I cut through an industrial area when I travel to work. The Office Depot down the street has a “going out of business sale” sign, so I stopped by on my way to the marina. Long hours of hard pounding at the typewriter calls for something sturdy; the delicate-boned suede dining chair just wasn’t going to measure up.
Chair, corkboard, thumbtacks, and a few pads of paper later, I was out the door. Almost walked straight into a ragged fellow, a little seedier around the edges even than me. He had a wooden crate strapped to the back of a beater bike propped against the display table. The guy seemed to be carefully assessing a series of artificial ficus plants on the table for shape and symmetry, stepping back a few feet and eyeing each from many angles.
I watched as he selected one and secured it in the crate with some overlapped bungees. He tore off the tag, stuffed it into another display box, and took off.
Our eyes never met. I stepped backwards through the electronic doors and spoke with a salesperson, just for completeness’ sake. The ficus was long gone by the time the details sunk in for him.
Somewhere in this city is a leanto with some sweet decs.
Enjoy your tree, raggedy man.
I’m moving into the marina office today. It’s 12′x12′, give or take a few inches, and centered just right of the main boatlifting winches. Two desks will fit, along with a printer, coffeepot, filing cabinet. Gotta have a place for the trenchcoat.

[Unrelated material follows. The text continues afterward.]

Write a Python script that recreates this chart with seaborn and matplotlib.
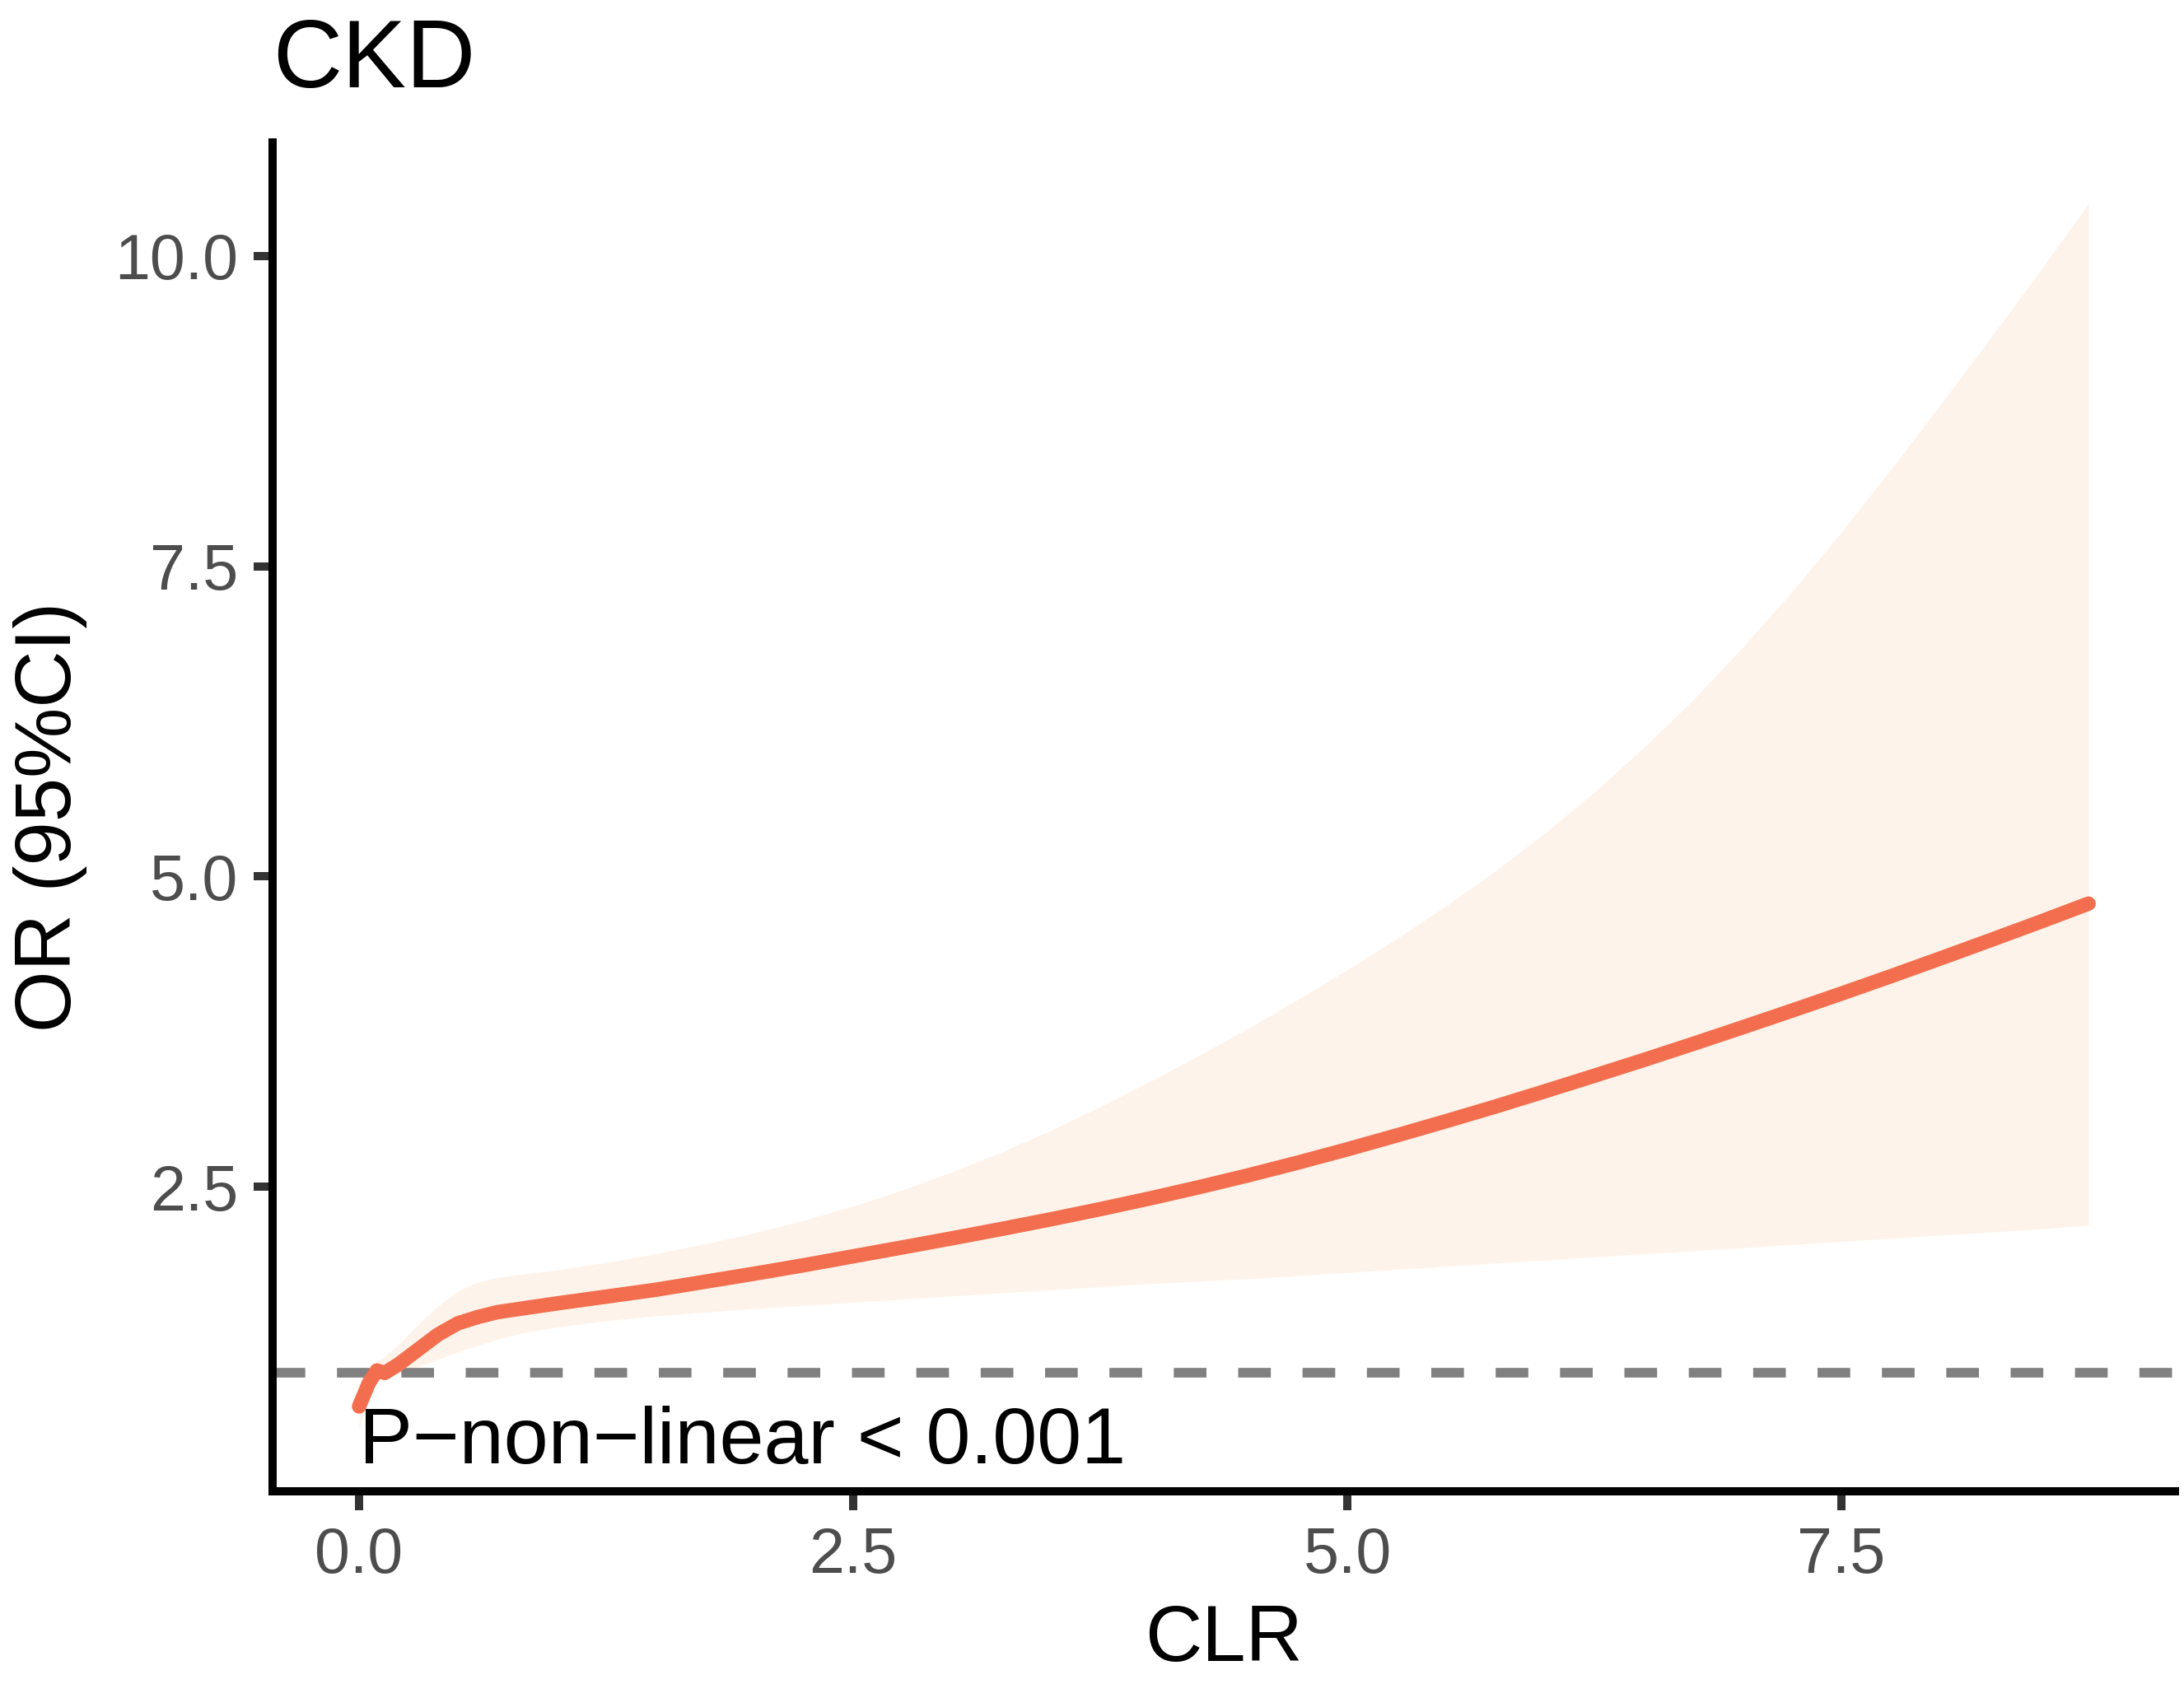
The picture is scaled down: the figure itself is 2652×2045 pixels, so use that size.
import numpy as np
import pandas as pd
import matplotlib
matplotlib.use("Agg")
import matplotlib.pyplot as plt
import seaborn as sns

# ---- data ----
clr = [0.0, 0.05, 0.09, 0.13, 0.2, 0.3, 0.4, 0.5, 0.6, 0.7, 0.85, 1.0, 1.25, 1.5, 1.75,
       2.0, 2.25, 2.5, 2.75, 3.0, 3.25, 3.5, 3.75, 4.0, 4.25, 4.5, 4.75, 5.0, 5.25,
       5.5, 5.75, 6.0, 6.25, 6.5, 6.75, 7.0, 7.25, 7.5, 7.75, 8.0, 8.25, 8.5, 8.75]
or_est = [0.73, 0.92, 1.02, 1.00, 1.07, 1.19, 1.31, 1.40, 1.45, 1.49, 1.525, 1.56, 1.615, 1.67, 1.735,
          1.80, 1.868, 1.94, 2.012, 2.085, 2.16, 2.238, 2.32, 2.406, 2.497, 2.593, 2.695, 2.802, 2.914,
          3.029, 3.147, 3.27, 3.395, 3.522, 3.652, 3.785, 3.92, 4.057, 4.197, 4.34, 4.485, 4.632, 4.782]
or_lower = [0.54, 0.84, 0.95, 0.96, 1.00, 1.05, 1.11, 1.17, 1.22, 1.27, 1.33, 1.37, 1.42, 1.46, 1.49,
            1.52, 1.545, 1.57, 1.595, 1.62, 1.645, 1.67, 1.695, 1.72, 1.74, 1.76, 1.785, 1.81, 1.835,
            1.86, 1.885, 1.91, 1.935, 1.96, 1.985, 2.01, 2.035, 2.06, 2.085, 2.11, 2.135, 2.16, 2.19]
or_upper = [0.90, 1.00, 1.10, 1.13, 1.23, 1.39, 1.54, 1.66, 1.73, 1.77, 1.80, 1.83, 1.89, 1.96, 2.04,
            2.13, 2.23, 2.345, 2.475, 2.62, 2.78, 2.955, 3.145, 3.348, 3.559, 3.779, 4.009, 4.249, 4.499,
            4.764, 5.046, 5.351, 5.681, 6.039, 6.426, 6.846, 7.296, 7.776, 8.281, 8.801, 9.331, 9.871, 10.421]
x_ticks = [0.0, 2.5, 5.0, 7.5]
y_ticks = [2.5, 5.0, 7.5, 10.0]
ref_line = 1.0
title_text = "CKD"
x_label = "CLR"
y_label = "OR (95%CI)"
p_text = "P\u2212non\u2212linear < 0.001"

df = pd.DataFrame({"CLR": clr, "OR": or_est, "lower": or_lower, "upper": or_upper})

sns.set_theme(style="ticks")
plt.rcParams["font.family"] = ["Liberation Sans", "DejaVu Sans"]

fig = plt.figure(figsize=(2652 / 300, 2045 / 300), dpi=300)
ax = fig.add_axes([0.1248, 0.1144, 0.8711, 0.8010])

ax.fill_between(df["CLR"], df["lower"], df["upper"], color="#FEF3EA", linewidth=0, zorder=1)
ax.axhline(ref_line, color="#808080", linewidth=2.8, dashes=(3.4, 3.3), zorder=2)
sns.lineplot(data=df, x="CLR", y="OR", ax=ax, color="#F36E4E", linewidth=4.2,
             zorder=3, estimator=None, sort=False)

ax.text(0.0, 0.27, p_text, fontsize=23.3, color="black", ha="left", va="baseline", zorder=4)

# ggplot-like expansion
xr = max(clr) - min(clr)
ax.set_xlim(min(clr) - 0.05 * xr, max(clr) + 0.05 * xr)
ylo, yhi = min(or_lower), max(or_upper)
yr = yhi - ylo
ax.set_ylim(ylo - 0.05 * yr, yhi + 0.05 * yr)

ax.set_xticks(x_ticks)
ax.set_xticklabels([f"{v:.1f}" for v in x_ticks])
ax.set_yticks(y_ticks)
ax.set_yticklabels([f"{v:.1f}" for v in y_ticks])

for side in ["top", "right"]:
    ax.spines[side].set_visible(False)
for side in ["left", "bottom"]:
    ax.spines[side].set_linewidth(2.4)
    ax.spines[side].set_color("black")

ax.tick_params(axis="both", length=5.6, width=2.4, color="#333333",
               labelsize=18.5, labelcolor="#4D4D4D", pad=4.5)

ax.set_xlabel(x_label, fontsize=23, color="black", labelpad=5)
ax.set_ylabel(y_label, fontsize=23, color="black", labelpad=8)
ax.set_title(title_text, loc="left", fontsize=28, color="black", pad=16)

fig.savefig("out.png", dpi=300, facecolor="white")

The business of setting up shop is oddly prosaic. Regular home renter’s insurance doesn’t cover liability at a home office off-site–at least, mine doesn’t–so I had to search for professional coverage that would also cover an office.
I’m now good for $1,000,000, should anyone slip on my steps in the crass attempt to bother me while I’m working. Unfortunately, I can’t imagine this makes bothering me any less attractive a pursuit than it was before.